聖書の人物を訪ねて
ツロの王 ヒラム
王になったソロモンは父ダビデが願っていた神殿を建てることを決心します。すでにダビデは建築資材 を数多く準備していました。しかしどうしても必要な資材である良質な木材が必要となり、ソロモンは隣国
のツロの王ヒラムに使者を遣わし、神殿建築に必要なレバノンの香柏の材木を譲ってほしいと求めまし た。この木は一般にはヒマラヤスギと呼ばれています。50~60メートルに成長し、建築材料として特に耐
久性に優れた木です。当時地中海沿岸に面したツロの山には数多く自生していました。
ヒラムからすると宗教が違い、ダビデから見るとヒラムは異邦人でしたが、二人は大きな違いを超えて も信頼できる関係を持っていました。まず考えられることは二人の温厚な性格です。お互いの国には相
手にないものを持っていたことで、協力することが必要と考えていました。

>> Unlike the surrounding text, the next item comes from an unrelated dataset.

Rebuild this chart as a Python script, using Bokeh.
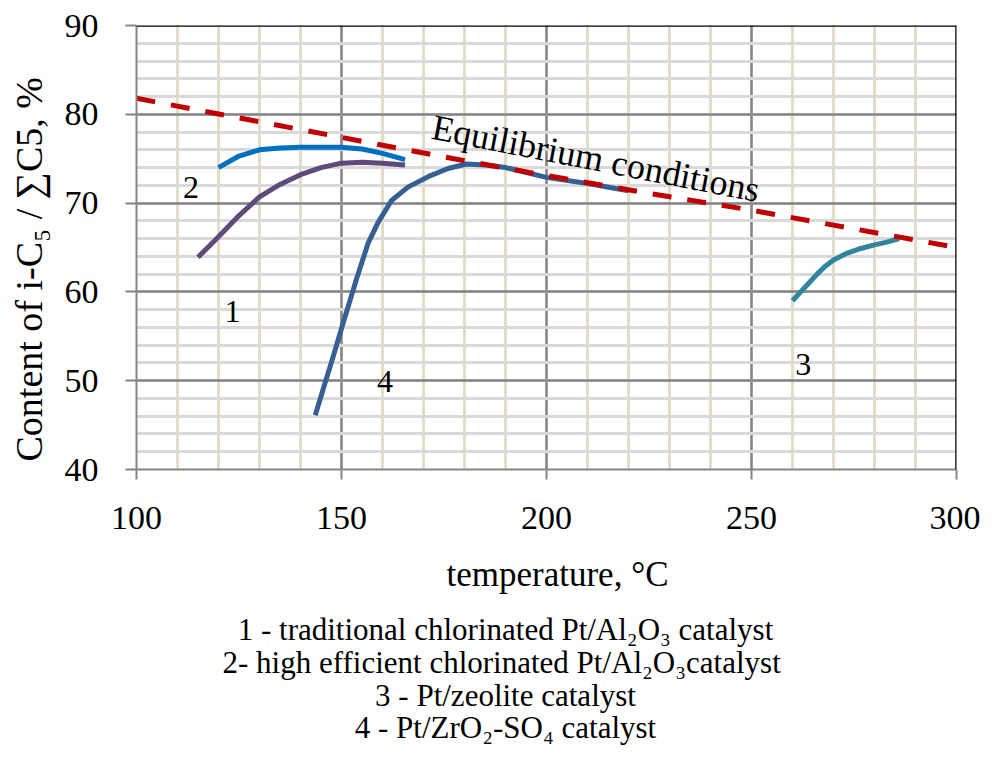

二人の王がお互いを受け入れ 合い、信頼できる関係をもつことは国同士の良い関係をもたらします。ヒラムはダビデのことに関して多く
の情報を得ていたことでしょう。ダビデがサウル王の娘婿になったものの王宮を追われたことを聞いた 時、その真意を確かめ、サウル王の妬みが原因であることを知りました。ダビデが王となった時、領土の
拡大のために無謀な戦争をする人でないことも知りました。ヒラムは王として神を信じ、真実に生きるダ ビデに対して心を開き、交わりが深められる中で、ダビデを愛する程の深いつながりをもったのです。

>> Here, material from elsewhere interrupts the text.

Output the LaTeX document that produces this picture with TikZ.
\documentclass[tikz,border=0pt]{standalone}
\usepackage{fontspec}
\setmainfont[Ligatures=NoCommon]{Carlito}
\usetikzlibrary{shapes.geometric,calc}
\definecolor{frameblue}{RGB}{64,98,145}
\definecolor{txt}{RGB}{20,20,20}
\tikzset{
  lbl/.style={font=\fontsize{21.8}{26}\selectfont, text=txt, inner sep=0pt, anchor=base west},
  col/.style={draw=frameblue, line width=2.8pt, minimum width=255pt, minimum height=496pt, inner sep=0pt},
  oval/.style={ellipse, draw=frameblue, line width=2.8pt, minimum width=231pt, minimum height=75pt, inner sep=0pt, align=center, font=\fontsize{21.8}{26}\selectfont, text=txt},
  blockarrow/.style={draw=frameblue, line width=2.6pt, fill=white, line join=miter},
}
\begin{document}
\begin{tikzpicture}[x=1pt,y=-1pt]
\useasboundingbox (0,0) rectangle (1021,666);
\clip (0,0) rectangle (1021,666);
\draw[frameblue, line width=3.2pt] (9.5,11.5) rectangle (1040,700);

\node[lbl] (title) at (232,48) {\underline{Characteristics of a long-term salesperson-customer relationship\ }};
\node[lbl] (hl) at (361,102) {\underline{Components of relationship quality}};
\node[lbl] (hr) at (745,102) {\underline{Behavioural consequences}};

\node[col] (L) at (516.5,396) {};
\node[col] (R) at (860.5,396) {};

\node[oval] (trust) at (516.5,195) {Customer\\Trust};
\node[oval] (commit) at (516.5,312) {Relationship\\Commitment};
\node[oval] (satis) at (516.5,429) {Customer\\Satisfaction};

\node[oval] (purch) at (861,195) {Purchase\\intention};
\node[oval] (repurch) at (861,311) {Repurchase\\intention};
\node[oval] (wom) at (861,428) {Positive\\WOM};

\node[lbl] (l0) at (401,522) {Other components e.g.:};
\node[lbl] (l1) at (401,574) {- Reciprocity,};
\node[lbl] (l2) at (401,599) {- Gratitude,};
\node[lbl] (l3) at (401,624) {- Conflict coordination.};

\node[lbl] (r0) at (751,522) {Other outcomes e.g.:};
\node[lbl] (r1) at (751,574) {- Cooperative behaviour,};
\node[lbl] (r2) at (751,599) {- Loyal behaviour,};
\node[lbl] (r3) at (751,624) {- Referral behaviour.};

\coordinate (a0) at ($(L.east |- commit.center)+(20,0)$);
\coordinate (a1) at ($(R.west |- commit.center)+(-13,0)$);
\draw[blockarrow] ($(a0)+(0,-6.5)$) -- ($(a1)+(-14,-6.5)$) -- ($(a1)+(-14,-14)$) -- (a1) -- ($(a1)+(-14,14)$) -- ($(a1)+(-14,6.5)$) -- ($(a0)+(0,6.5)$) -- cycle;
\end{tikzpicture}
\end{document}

ダビデが死に、息子ソロモンが王になり、レバノンの香柏の材木を求めてきた時、ヒラムはソロモンが 父ダビデの願いを実現することを喜び、必要な木材をすべて用意しました。ソロモンはヒラムがそのよう
に愛の行為を示してくれたのは父ダビデとの親しい交わりがあったことを知り、ヒラムの人柄に敬服し、 人とのつながりの持ち方を教えられたことでしょう。

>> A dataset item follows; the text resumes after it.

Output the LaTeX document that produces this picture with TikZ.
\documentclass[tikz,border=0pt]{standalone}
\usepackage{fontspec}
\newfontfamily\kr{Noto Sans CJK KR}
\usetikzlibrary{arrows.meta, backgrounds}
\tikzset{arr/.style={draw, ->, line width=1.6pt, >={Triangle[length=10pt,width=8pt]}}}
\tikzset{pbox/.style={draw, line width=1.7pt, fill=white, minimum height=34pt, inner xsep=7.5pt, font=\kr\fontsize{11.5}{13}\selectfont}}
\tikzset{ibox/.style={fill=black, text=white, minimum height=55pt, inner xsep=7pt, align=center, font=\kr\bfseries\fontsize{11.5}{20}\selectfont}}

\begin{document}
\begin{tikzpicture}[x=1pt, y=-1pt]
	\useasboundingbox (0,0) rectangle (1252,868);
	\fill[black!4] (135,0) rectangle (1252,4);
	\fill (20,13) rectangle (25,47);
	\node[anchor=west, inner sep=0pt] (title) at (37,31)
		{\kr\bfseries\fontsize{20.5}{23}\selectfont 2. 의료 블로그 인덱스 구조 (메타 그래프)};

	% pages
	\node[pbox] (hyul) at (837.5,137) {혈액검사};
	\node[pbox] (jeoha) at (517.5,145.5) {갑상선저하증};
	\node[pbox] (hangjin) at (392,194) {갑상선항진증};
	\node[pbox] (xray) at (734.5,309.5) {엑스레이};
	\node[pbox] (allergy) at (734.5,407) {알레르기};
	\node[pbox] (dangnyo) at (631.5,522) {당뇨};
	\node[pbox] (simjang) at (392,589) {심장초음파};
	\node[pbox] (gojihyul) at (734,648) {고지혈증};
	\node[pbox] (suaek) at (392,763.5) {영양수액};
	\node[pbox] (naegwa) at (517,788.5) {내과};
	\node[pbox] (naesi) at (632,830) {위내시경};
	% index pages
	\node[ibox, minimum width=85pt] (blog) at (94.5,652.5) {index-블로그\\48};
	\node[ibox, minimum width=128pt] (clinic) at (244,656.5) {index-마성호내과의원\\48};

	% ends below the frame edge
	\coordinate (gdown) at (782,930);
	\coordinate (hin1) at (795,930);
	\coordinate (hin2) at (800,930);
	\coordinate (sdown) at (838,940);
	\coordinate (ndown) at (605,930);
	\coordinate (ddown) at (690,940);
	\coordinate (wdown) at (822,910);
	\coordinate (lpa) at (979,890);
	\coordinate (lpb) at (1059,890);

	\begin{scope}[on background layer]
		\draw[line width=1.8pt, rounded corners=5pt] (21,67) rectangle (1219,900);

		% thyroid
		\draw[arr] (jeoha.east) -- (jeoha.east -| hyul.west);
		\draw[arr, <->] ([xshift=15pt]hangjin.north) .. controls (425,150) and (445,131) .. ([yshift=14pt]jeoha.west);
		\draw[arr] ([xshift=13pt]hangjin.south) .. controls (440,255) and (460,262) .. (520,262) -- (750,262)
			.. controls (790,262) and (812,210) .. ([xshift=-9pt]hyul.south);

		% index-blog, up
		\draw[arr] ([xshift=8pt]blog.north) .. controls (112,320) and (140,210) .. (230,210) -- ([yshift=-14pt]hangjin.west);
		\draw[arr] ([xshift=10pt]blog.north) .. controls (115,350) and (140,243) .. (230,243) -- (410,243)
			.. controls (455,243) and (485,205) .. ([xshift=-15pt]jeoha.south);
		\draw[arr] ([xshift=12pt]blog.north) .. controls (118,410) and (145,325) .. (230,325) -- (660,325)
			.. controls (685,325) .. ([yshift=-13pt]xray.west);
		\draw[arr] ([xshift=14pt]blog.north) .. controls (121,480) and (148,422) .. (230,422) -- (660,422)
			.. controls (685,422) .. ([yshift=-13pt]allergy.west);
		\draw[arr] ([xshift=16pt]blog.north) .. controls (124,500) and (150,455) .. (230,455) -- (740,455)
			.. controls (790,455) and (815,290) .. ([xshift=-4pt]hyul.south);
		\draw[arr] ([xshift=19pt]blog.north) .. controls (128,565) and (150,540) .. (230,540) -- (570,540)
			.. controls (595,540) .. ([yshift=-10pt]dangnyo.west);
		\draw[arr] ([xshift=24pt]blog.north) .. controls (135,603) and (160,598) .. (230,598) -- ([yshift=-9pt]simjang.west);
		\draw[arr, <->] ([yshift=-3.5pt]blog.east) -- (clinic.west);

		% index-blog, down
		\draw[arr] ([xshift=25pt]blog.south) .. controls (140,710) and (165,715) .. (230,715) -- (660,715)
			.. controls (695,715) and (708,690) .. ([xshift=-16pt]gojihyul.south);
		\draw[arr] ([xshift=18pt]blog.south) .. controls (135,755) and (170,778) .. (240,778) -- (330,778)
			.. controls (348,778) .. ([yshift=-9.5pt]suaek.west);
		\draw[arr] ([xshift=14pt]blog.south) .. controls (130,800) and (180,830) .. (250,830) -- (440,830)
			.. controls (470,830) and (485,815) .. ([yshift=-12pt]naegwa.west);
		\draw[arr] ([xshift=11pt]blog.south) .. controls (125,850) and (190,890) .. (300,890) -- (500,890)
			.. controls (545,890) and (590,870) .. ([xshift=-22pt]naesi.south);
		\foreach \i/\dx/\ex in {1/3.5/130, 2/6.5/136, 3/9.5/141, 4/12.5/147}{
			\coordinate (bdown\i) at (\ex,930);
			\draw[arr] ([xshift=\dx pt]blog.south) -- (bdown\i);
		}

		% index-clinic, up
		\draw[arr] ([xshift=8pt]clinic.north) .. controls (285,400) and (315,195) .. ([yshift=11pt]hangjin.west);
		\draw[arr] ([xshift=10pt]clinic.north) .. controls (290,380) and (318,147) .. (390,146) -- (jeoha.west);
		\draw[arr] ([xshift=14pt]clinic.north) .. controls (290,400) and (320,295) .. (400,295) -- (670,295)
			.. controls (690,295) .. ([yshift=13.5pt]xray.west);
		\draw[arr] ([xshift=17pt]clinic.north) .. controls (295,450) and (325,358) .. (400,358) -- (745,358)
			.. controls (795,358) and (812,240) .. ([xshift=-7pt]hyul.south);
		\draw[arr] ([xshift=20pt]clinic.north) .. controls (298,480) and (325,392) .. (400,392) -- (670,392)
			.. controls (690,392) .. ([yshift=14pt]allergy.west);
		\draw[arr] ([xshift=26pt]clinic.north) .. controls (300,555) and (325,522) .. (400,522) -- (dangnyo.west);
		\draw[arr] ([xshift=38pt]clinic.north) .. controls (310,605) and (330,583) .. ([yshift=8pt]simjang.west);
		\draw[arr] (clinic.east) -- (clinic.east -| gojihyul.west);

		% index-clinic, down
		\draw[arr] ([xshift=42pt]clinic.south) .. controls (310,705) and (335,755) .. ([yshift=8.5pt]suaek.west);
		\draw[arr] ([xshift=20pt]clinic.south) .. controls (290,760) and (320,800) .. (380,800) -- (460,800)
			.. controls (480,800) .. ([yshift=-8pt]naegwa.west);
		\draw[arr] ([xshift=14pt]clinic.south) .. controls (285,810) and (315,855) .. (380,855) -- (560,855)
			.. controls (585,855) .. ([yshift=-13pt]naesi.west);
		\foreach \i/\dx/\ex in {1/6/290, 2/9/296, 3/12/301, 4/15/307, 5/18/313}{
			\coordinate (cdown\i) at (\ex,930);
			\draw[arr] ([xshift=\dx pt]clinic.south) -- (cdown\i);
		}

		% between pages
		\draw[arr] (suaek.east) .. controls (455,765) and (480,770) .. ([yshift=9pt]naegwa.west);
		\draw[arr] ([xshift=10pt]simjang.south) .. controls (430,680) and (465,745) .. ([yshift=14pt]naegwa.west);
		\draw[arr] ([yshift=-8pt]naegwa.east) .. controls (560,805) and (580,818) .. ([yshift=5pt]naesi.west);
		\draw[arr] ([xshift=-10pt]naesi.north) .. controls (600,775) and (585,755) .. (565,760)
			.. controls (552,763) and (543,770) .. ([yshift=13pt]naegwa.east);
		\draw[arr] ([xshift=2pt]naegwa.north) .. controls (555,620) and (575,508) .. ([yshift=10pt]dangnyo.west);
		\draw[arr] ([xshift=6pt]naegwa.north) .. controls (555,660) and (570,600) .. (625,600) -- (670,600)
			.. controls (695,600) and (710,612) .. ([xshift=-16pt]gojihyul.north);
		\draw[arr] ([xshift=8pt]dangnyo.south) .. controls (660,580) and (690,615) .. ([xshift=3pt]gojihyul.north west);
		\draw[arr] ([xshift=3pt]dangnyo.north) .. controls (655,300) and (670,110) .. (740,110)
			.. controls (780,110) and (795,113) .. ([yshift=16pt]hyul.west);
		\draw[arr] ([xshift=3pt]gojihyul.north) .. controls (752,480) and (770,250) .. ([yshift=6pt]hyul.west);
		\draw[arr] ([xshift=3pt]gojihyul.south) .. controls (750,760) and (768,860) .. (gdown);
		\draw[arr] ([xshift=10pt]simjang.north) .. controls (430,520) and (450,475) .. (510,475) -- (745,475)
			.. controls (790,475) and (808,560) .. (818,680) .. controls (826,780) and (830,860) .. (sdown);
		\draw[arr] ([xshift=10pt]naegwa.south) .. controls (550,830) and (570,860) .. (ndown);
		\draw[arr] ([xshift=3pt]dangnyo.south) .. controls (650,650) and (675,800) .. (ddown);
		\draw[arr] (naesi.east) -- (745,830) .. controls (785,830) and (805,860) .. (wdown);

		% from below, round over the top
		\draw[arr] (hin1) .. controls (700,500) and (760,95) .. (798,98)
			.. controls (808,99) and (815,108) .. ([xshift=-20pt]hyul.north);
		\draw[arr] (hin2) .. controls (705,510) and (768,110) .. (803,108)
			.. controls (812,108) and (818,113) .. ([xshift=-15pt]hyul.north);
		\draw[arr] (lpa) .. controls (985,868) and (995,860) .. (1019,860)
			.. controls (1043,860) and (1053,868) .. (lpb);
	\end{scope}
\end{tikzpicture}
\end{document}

神殿が建てられるために神は未信者をも用いられたのです。私たちの会堂建設の時、未信者の方か らの大きな助けがあったことを決して忘れることができません。ダビデのように相手に信仰があるなしで
はなく、誰とでも交わることが大切です。あなたの周りにもヒラムのように助けてくれる人がいるかも知れ ません。また私たちは助けを必要とする方に対してすべきことがあれば、励まし、支えようではありませ んか。